その厳しい世界の中で、厳しさに身を置いたからこそ、2人だけで、2人にしか見えない、わからない景色と相手の想いがある。

彼がいたからこそ彼女があり、彼女がいたからこそ“あの彼”がいる。

キムタクが織田信長に敬意を表しながら、真摯に向き合い、丁寧に、そして、大胆に演じていることがとてもよく伝わってきた。

もう、彼は日本のトムクルーズみたいにすら思えてくる。長い間日本の芸能の先頭にいながらも決して驕らず、謙虚に。

それでいて挑戦も忘れていないその強い意思が、この織田信長の破壊的な“力”とカリスマ性と、そして、不器用な“愛”との相性を最高に高めたのだと思う。

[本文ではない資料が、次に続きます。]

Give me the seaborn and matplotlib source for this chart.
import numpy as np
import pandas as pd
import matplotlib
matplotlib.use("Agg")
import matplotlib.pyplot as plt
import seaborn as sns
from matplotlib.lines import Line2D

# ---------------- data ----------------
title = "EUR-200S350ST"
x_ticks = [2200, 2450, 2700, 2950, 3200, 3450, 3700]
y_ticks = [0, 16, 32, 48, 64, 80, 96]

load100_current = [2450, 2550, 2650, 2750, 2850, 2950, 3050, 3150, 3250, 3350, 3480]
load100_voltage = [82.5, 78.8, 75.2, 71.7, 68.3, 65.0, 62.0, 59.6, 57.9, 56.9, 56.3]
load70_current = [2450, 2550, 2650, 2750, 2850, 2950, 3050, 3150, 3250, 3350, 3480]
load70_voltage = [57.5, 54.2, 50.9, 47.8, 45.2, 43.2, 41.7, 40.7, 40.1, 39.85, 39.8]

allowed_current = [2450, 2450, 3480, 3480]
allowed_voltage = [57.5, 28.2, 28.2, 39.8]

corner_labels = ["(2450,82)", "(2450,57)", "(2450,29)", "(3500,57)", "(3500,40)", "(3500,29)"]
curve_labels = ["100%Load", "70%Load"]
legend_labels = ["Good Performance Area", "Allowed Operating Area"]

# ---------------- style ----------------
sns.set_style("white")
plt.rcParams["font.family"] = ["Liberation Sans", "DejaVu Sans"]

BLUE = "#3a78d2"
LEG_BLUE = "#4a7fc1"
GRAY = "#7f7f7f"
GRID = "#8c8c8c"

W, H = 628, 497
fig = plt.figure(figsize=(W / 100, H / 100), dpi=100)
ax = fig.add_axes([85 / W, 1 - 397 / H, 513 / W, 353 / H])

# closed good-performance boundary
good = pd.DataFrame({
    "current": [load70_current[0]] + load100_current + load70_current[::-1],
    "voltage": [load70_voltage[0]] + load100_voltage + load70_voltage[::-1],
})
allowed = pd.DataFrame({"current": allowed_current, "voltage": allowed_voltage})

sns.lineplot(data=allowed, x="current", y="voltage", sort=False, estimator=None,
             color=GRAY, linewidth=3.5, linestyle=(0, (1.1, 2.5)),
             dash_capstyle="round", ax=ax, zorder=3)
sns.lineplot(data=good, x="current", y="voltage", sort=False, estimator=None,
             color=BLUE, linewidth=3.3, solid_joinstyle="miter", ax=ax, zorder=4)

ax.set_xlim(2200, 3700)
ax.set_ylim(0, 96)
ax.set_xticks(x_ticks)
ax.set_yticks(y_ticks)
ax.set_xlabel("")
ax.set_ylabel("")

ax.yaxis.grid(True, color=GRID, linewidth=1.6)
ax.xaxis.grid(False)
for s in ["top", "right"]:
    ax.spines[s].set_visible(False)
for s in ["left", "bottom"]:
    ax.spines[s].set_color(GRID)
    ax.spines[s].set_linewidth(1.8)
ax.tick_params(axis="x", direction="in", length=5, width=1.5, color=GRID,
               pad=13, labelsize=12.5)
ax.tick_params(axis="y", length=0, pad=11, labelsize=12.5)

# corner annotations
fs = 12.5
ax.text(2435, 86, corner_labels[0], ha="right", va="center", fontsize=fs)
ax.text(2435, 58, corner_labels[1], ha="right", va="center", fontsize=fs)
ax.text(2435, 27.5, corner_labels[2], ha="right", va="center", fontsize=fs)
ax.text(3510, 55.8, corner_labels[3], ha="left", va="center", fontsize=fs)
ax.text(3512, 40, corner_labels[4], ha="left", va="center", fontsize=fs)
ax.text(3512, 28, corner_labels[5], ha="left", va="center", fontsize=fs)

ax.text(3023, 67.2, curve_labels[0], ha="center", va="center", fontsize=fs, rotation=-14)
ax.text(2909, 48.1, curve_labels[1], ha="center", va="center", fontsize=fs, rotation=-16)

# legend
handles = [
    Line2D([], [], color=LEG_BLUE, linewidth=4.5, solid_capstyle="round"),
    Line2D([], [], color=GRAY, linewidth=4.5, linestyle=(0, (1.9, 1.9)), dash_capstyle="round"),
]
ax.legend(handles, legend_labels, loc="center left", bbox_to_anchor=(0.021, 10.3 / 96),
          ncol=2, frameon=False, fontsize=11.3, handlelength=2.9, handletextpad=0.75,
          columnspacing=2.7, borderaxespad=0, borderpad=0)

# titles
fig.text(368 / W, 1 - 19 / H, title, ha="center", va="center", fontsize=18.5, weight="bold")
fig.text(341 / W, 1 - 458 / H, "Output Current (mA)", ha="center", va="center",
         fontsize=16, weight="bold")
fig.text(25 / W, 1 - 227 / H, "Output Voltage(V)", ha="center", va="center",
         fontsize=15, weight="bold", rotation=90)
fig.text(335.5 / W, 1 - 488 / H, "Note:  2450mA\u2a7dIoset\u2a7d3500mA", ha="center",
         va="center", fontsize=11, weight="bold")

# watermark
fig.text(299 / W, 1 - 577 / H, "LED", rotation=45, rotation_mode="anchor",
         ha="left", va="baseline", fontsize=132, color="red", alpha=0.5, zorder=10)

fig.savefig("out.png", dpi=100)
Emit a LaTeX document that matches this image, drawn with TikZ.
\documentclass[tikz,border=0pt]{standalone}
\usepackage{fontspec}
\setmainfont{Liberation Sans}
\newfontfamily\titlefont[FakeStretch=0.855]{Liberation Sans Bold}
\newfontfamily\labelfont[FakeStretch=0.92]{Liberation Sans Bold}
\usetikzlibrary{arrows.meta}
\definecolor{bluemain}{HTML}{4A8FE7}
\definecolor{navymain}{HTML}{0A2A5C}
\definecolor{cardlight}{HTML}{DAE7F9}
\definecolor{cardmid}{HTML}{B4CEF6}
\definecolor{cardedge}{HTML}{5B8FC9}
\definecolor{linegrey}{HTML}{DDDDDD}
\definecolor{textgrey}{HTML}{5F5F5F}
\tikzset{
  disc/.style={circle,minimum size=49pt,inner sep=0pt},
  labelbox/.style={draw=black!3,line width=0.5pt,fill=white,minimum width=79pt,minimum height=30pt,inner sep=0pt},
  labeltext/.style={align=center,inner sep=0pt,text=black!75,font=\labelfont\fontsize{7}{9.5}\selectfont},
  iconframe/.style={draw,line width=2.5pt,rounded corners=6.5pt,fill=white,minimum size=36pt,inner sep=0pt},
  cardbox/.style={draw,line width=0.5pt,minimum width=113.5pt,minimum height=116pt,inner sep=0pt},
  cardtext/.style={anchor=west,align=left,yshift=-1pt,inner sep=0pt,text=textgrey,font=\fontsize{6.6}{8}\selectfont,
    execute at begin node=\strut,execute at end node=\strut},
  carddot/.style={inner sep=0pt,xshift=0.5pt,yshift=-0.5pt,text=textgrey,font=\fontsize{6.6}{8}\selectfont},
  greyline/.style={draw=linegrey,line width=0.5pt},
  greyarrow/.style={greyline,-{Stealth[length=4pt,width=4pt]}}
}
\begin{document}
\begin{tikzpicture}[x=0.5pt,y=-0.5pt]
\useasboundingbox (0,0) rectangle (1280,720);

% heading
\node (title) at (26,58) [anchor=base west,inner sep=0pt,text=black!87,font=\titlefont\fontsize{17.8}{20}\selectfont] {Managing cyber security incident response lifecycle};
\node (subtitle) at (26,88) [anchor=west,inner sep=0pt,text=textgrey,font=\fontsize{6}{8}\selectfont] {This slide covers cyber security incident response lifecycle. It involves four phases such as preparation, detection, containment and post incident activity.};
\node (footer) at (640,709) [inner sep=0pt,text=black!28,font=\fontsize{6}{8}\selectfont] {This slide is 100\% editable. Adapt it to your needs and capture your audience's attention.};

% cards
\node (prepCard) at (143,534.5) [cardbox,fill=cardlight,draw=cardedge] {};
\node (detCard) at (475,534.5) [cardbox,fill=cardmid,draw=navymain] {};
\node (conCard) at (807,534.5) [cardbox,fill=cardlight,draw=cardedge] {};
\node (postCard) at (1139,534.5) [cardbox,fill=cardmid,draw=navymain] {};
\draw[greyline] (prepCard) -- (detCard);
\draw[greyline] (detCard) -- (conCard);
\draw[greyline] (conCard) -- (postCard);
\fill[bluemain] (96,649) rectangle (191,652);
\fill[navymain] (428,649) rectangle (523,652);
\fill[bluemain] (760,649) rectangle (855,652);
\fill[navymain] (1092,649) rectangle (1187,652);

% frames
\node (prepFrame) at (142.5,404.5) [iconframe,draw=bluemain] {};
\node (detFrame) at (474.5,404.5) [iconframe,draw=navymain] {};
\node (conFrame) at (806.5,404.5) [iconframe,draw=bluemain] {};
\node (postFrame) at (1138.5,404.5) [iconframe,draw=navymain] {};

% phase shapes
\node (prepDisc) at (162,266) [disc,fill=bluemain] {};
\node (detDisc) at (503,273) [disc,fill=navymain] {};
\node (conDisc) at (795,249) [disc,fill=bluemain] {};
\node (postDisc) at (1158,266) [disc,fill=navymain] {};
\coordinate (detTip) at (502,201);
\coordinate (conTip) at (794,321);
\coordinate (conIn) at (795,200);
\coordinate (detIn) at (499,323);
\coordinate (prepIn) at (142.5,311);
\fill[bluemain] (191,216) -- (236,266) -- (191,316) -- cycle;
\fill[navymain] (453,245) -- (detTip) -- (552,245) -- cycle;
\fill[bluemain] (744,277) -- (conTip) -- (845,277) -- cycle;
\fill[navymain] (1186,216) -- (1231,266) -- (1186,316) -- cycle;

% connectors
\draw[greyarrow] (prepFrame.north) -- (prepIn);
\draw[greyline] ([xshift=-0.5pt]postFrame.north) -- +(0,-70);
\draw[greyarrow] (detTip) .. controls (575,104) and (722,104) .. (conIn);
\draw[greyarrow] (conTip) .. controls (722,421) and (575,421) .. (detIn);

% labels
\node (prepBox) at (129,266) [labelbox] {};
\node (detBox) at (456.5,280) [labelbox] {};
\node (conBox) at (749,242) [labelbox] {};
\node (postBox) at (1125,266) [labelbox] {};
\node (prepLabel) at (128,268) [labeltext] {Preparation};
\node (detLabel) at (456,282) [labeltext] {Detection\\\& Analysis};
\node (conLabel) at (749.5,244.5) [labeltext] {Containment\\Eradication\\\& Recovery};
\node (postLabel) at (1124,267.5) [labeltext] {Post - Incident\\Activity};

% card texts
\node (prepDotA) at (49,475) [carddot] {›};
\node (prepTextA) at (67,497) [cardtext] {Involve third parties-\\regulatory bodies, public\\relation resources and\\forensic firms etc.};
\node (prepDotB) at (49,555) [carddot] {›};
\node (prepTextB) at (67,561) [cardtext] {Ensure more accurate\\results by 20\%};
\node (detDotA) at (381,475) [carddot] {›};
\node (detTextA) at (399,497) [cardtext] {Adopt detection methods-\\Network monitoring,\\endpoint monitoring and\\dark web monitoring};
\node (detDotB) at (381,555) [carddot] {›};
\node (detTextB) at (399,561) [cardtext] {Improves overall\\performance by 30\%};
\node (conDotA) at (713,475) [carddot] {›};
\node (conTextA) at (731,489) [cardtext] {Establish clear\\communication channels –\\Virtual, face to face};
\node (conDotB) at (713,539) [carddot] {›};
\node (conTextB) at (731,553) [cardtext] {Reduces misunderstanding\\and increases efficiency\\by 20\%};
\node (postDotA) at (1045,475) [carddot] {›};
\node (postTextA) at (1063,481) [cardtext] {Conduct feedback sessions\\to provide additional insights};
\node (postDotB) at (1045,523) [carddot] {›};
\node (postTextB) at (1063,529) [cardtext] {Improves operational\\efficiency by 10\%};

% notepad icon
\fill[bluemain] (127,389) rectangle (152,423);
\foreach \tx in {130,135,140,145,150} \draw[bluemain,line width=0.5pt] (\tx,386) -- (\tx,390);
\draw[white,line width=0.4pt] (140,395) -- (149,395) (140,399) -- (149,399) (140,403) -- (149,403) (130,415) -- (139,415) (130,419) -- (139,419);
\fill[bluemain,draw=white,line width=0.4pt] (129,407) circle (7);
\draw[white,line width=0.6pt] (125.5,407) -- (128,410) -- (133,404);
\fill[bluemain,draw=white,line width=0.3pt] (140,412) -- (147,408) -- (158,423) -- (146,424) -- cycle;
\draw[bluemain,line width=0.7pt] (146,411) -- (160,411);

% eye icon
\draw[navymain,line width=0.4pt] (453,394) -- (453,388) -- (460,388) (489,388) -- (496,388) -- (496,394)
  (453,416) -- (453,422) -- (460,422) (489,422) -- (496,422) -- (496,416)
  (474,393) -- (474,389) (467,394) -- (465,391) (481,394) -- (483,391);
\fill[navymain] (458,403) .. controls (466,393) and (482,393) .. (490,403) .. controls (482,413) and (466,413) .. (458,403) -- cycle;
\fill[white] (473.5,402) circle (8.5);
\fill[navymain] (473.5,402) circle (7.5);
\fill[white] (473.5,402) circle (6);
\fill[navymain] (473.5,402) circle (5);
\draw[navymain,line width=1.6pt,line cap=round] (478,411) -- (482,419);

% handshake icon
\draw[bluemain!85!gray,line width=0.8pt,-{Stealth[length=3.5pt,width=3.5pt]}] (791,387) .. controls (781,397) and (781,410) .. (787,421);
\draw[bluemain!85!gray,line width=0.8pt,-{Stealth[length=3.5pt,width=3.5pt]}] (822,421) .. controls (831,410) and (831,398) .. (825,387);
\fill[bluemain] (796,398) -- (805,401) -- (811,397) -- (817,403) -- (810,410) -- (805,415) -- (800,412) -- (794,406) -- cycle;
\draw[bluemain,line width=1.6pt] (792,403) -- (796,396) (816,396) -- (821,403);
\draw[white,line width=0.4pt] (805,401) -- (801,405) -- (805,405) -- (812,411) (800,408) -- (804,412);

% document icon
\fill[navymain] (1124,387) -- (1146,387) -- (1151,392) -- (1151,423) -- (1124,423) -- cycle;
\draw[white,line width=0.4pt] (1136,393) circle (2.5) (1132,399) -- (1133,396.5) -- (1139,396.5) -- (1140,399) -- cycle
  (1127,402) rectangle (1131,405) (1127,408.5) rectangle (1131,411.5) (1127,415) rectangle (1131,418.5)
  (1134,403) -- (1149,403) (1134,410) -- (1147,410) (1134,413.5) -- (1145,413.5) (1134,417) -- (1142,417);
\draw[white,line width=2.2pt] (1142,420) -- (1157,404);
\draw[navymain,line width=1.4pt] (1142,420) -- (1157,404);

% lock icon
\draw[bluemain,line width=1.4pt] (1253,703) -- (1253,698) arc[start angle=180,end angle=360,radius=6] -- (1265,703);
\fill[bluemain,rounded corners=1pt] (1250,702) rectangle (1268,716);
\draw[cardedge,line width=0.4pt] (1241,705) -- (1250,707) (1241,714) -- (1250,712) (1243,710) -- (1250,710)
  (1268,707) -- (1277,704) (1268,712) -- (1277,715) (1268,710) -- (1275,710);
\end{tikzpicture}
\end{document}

“愛”に寄せているので、戦のシーンも合戦シーンは少ない。
が、その熾烈な合戦の様子が伝わってくるような情景の数々はとても迫力があった。

延暦寺の焼き討ちや、濃姫とお忍びで出歩いて巻き込まれたトラブルなども、壮絶さは予想以上にハードで動きがあって鮮烈だった。さすが大友監督。

キムタクが青年期から演じてるという大河ドラマとかにもある時代劇あるあるはあるけど、そこをとやかく言うのは野暮ってもんで、むしろ、織田信長を“うつけ”から“魔王”まで演じ切ったその執念のような彼の思い、これを見届ければそれで良い。良いのだ。

歴史の荒波に飲まれ、いつしか野望となり、命のやりとり、部下や民の先を背負い、ただただ目の前の障害に立ち向かってるうちに、心が殺伐とし、少しずつ蝕まれ、憔悴していく彼の“魔王”たる所以へと近づく様がとても印象的だった。

濃姫の綾瀬はるかも良かった。
歴史で語られる濃姫、ゲームでも見かける濃姫も、“魔王”の妻だけあって結構シャープな美魔女系のビジュアルが多く、それに染まってたが、この綾瀬はるかの強い眼差しと優しさ、勝気でエネルギッシュで、でもそこはかとない儚さ。良かった。素敵だった。

この2人の相性が思いの外映えてて、織田信長と濃姫の仲良しこよしでもないけど、彼と彼女にしか行き着けない領域の変えがたい絆を体現してた。

東映がかける思いと、このキャストたちの熱い演技がガッチリハマった至極の戦国ラブストーリー。

170分ぐらい。尺も中身も見応えあった。
戦国の、戦国時代らしいスペクタクルさとタフさ、ワイルドさの中で育まれる“愛”の物語。